Political Theology After Partisanship

Political theology must overcome the terms of partisanship. Yet, it need not completely reject partisanship altogether.

Political theologians must strike a delicate balance between the transcendent (and transformative) nature of theology and the real-world particularities of political life. Re-evaluating party politics and reorienting ourselves towards social engagement can accomplish this.

Christians must recover the good aspects of party politics. Party politics enable mass political participation and can stabilize society through providing legitimate opposition.

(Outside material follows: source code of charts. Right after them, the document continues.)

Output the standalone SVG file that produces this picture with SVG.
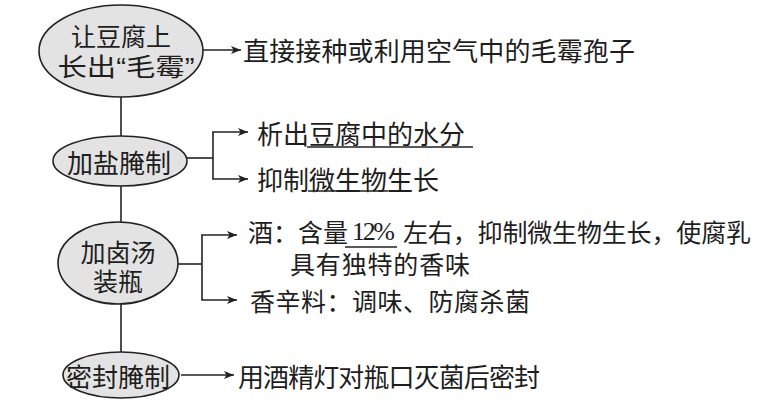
<svg xmlns="http://www.w3.org/2000/svg" width="782" height="409" viewBox="0 0 782 409">
<defs>
<style>
.ell{fill:#e3e3e3;stroke:#222;stroke-width:1.6}
.ln{fill:none;stroke:#222;stroke-width:1.6}
.ul{fill:none;stroke:#222;stroke-width:1.3}
.t{font-family:"Noto Sans CJK SC","Noto Sans",sans-serif;font-size:26px;fill:#1e1e1e;dominant-baseline:central}
.m{font-family:"Liberation Sans","Noto Sans CJK SC",sans-serif;font-size:25px;fill:#1e1e1e;text-anchor:middle}
.c{text-anchor:middle}
.s{font-size:25px}
.num{font-family:"Liberation Serif",serif;font-size:26px;fill:#1e1e1e;dominant-baseline:central}
</style>
<marker id="ah" viewBox="0 0 10 8" refX="10" refY="4" markerWidth="10" markerHeight="8" markerUnits="userSpaceOnUse" orient="auto">
<path d="M0,0 L10,4 L0,8 L2.5,4 Z" fill="#222"/>
</marker>
</defs>
<rect width="782" height="409" fill="#fff"/>
<g id="connectors">
<line class="ln" x1="121" y1="96" x2="121" y2="353"/>
<line class="ln" x1="203" y1="50" x2="241" y2="50" marker-end="url(#ah)"/>
<line class="ln" x1="186" y1="158" x2="213" y2="158"/>
<line class="ln" x1="213" y1="132" x2="213" y2="179"/>
<line class="ln" x1="212.2" y1="132" x2="248" y2="132" marker-end="url(#ah)"/>
<line class="ln" x1="212.2" y1="179" x2="248" y2="179" marker-end="url(#ah)"/>
<line class="ln" x1="178" y1="264" x2="202" y2="264"/>
<line class="ln" x1="202" y1="235" x2="202" y2="300"/>
<line class="ln" x1="201.2" y1="235" x2="237" y2="235" marker-end="url(#ah)"/>
<line class="ln" x1="201.2" y1="300" x2="237" y2="300" marker-end="url(#ah)"/>
<line class="ln" x1="181" y1="375" x2="234" y2="375" marker-end="url(#ah)"/>
</g>
<g id="node1">
<ellipse class="ell" cx="121" cy="51" rx="82" ry="46"/>
<text class="m"><tspan x="121" y="46">让豆腐上</tspan><tspan x="126" y="76" textLength="137" lengthAdjust="spacingAndGlyphs">长出“毛霉”</tspan></text>
</g>
<g id="node2">
<ellipse class="ell" cx="120" cy="161" rx="67" ry="25"/>
<text class="t c" x="119" y="161">加盐腌制</text>
</g>
<g id="node3">
<ellipse class="ell" cx="118" cy="263" rx="60" ry="41"/>
<text class="m"><tspan x="118" y="262">加卤汤</tspan><tspan x="118" y="291">装瓶</tspan></text>
</g>
<g id="node4">
<ellipse class="ell" cx="121" cy="375" rx="58" ry="23"/>
<text class="t c" x="118" y="375">密封腌制</text>
</g>
<g id="labels">
<text class="t" x="243" y="49" textLength="392">直接接种或利用空气中的毛霉孢子</text>
<text class="t" x="257" y="132">析出豆腐中的水分</text>
<line class="ul" x1="307" y1="147" x2="473" y2="147"/>
<text class="t" x="257" y="178">抑制微生物生长</text>
<line class="ul" x1="308" y1="191" x2="388" y2="191"/>
<text class="t s" x="248" y="231">酒：含量</text>
<text class="num" x="352" y="231" textLength="43">12%</text>
<line class="ul" x1="345" y1="247" x2="397" y2="247"/>
<text class="t s" x="403" y="231" textLength="348">左右，抑制微生物生长，使腐乳</text>
<text class="t s" x="290" y="263" textLength="180">具有独特的香味</text>
<text class="t s" x="250" y="300" textLength="280">香辛料：调味、防腐杀菌</text>
<text class="t" x="238" y="375" textLength="302">用酒精灯对瓶口灭菌后密封</text>
</g>
</svg>
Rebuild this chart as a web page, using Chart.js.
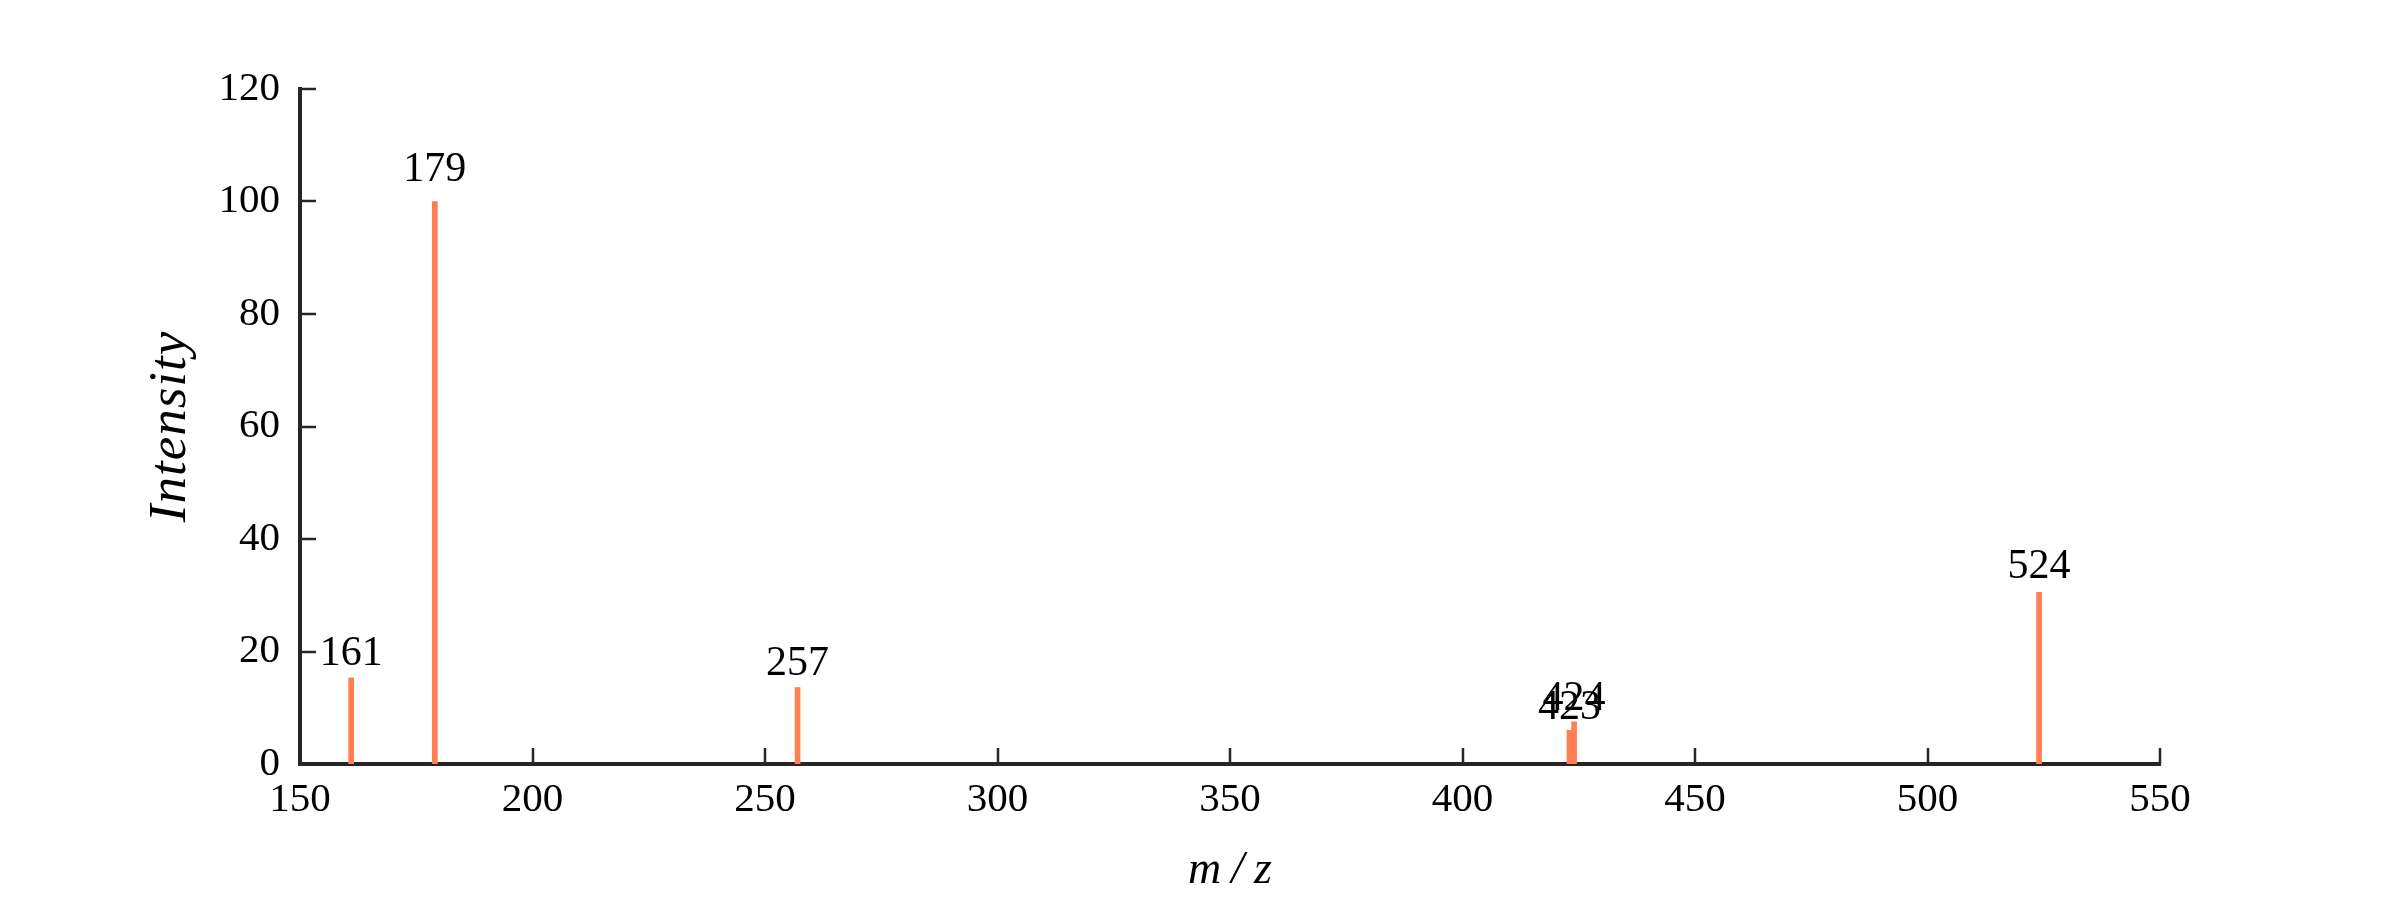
<!DOCTYPE html>
<html>
<head>
<meta charset="utf-8">
<script src="https://cdn.jsdelivr.net/npm/chart.js@4/dist/chart.umd.min.js"></script>
<style>
  html, body { margin: 0; padding: 0; background: #ffffff; }
  #wrap { width: 2400px; height: 900px; }
</style>
</head>
<body>
<div id="wrap"><canvas id="c" width="2400" height="900"></canvas></div>
<script>
// ---- data ----
const mzValues = [161, 179, 257, 423, 424, 524];
const intensities = [15.3, 100, 13.6, 6.0, 7.5, 30.5];
const peakLabels = ["161", "179", "257", "423", "424", "524"];
const xTicks = [150, 200, 250, 300, 350, 400, 450, 500, 550];
const yTicks = [0, 20, 40, 60, 80, 100, 120];
const xTitle = "m/z";
const yTitle = "Intensity";

const FONT = "'Liberation Serif', 'DejaVu Serif', serif";
const AXIS = "#262626";
const BAR = "#ff7f50";

const points = mzValues.map((m, i) => ({ x: m, y: intensities[i] }));

const decorPlugin = {
  id: 'decor',
  afterDraw(chart) {
    const ctx = chart.ctx;
    const xs = chart.scales.x, ys = chart.scales.y;
    const area = chart.chartArea;
    ctx.save();
    // inward tick marks
    ctx.strokeStyle = AXIS;
    ctx.lineWidth = 2.5;
    ctx.beginPath();
    xTicks.forEach(v => {
      const px = Math.round(xs.getPixelForValue(v));
      ctx.moveTo(px, area.bottom);
      ctx.lineTo(px, area.bottom - 16);
    });
    yTicks.forEach(v => {
      const py = Math.round(ys.getPixelForValue(v));
      ctx.moveTo(area.left, py);
      ctx.lineTo(area.left + 16, py);
    });
    ctx.stroke();
    // axis titles
    ctx.fillStyle = '#000';
    ctx.textBaseline = 'alphabetic';
    ctx.textAlign = 'center';
    ctx.font = "italic 46px " + FONT;
    ctx.letterSpacing = '10px';
    ctx.fillText(xTitle, (area.left + area.right) / 2 + 5, 883);
    ctx.font = "italic 53px " + FONT;
    ctx.letterSpacing = '1px';
    ctx.translate(185, (area.top + area.bottom) / 2);
    ctx.rotate(-Math.PI / 2);
    ctx.fillText(yTitle, 0, 0);
    ctx.restore();
  },
  afterDatasetsDraw(chart) {
    const ctx = chart.ctx;
    const meta = chart.getDatasetMeta(0);
    ctx.save();
    ctx.fillStyle = '#000';
    ctx.font = "42px " + FONT;
    ctx.textAlign = 'center';
    ctx.textBaseline = 'alphabetic';
    meta.data.forEach((el, i) => {
      const off = 11 + intensities[i] * 0.1;
      ctx.fillText(peakLabels[i], el.x, el.y - off);
    });
    ctx.restore();
  }
};

new Chart(document.getElementById('c'), {
  type: 'bar',
  data: {
    datasets: [{
      data: points,
      backgroundColor: BAR,
      borderWidth: 0,
      barThickness: 5
    }]
  },
  options: {
    responsive: false,
    animation: false,
    events: [],
    layout: { padding: { left: 0, right: 240, top: 89, bottom: 0 } },
    plugins: { legend: { display: false }, tooltip: { enabled: false } },
    scales: {
      x: {
        type: 'linear',
        offset: false,
        min: 150, max: 550,
        afterBuildTicks: s => { s.ticks = xTicks.map(v => ({ value: v })); },
        afterFit: s => { s.height = 136; },
        grid: { display: false, drawTicks: false, offset: false },
        border: { display: true, color: AXIS, width: 4 },
        ticks: { color: '#000', font: { family: FONT, size: 41 }, padding: 12, maxRotation: 0, autoSkip: false }
      },
      y: {
        type: 'linear',
        min: 0, max: 120,
        afterBuildTicks: s => { s.ticks = yTicks.map(v => ({ value: v })); },
        afterFit: s => { s.width = 300; },
        grid: { display: false, drawTicks: false },
        border: { display: true, color: AXIS, width: 4 },
        ticks: { color: '#000', font: { family: FONT, size: 41 }, padding: 20, autoSkip: false }
      }
    }
  },
  plugins: [decorPlugin]
});
</script>
</body>
</html>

Yet, parties should engage local issues. Thus, governing structures like Congress can accomplish the local ends that they were designed for. New Mexican Republicans should be different from Georgian Republicans. Californian Democrats should be different from Floridan Democrats. Party lines should not be the same across the nation. Rather, parties should adapt to the needs of local populations.

And above this reassessment of party politics, political theologians must encourage the Church to think past parties as modes of political engagement. It is urgently important, as we have discussed before, that Christians practice peacemaking by bringing together people who do not share the same “mega-identity.” This can happen at the local level, addressing local issues.

Through this avenue, it is possible to balance the transcendent with the incarnational. This is how we can be the Body of Christ without sacrificing Christianity on the altars of partisanship.